CEO Of The Decade: Citigroup’s Vikram Pandit?

Photo of Douglas A. McIntyre
By Douglas A. McIntyre Updated Published
This post may contain links from our sponsors and affiliates, and Flywheel Publishing may receive compensation for actions taken through them.

It was less than two years ago that defunct business magazine Portfolio named Citigroup(C) CEO Vikram Pandit one of the twenty worst CEOs of all time. Pandit may be about to jump on the list of greatest turnaround CEOs, if his forecasts about the bank’s performance are correct. According to the FT, Pandit “will on Thursday raise the prospect of the US bank earning as much as $20bn from its core business within a few years.” The paper adds that Mr Pandit will estimate that Citicorp could earn a yearly return of 1.25 per cent or more on its assets. The unit had assets of more than $1,300bn at the end of 2009, but Citi executives estimate the assets will increase by about 5 per cent a year. On that basis, Citicorp could earn about $20bn by the end of 2012.
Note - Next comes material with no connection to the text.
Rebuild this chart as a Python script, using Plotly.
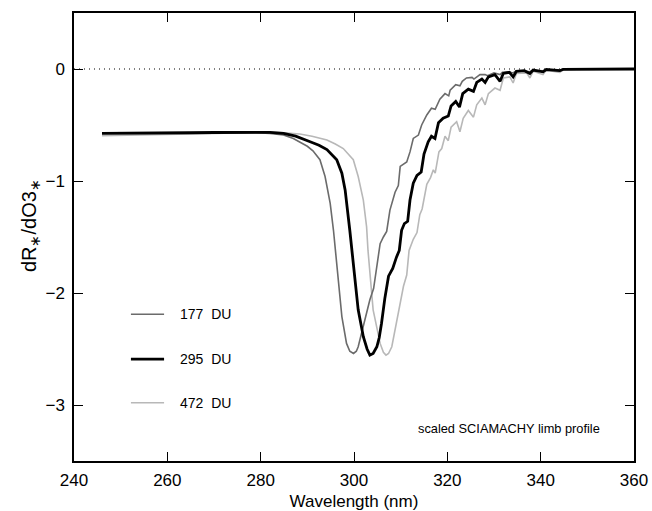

Pandit has clearly not learned one of the most important lessons for public company CEOs—under-promise and over-deliver. Citigroup still faces years of trouble with its exposure to the consumer credit market and the consumer and commercial real estate sectors. The liabilities from those exposures will be a substantial drag on the banks earnings through the middle of the decade. Citi will also be hurt by new legislation that will cut hundreds of millions of dollars of fees that it charges its customers for services like overdraft protection and penalties for late payments on credit cards.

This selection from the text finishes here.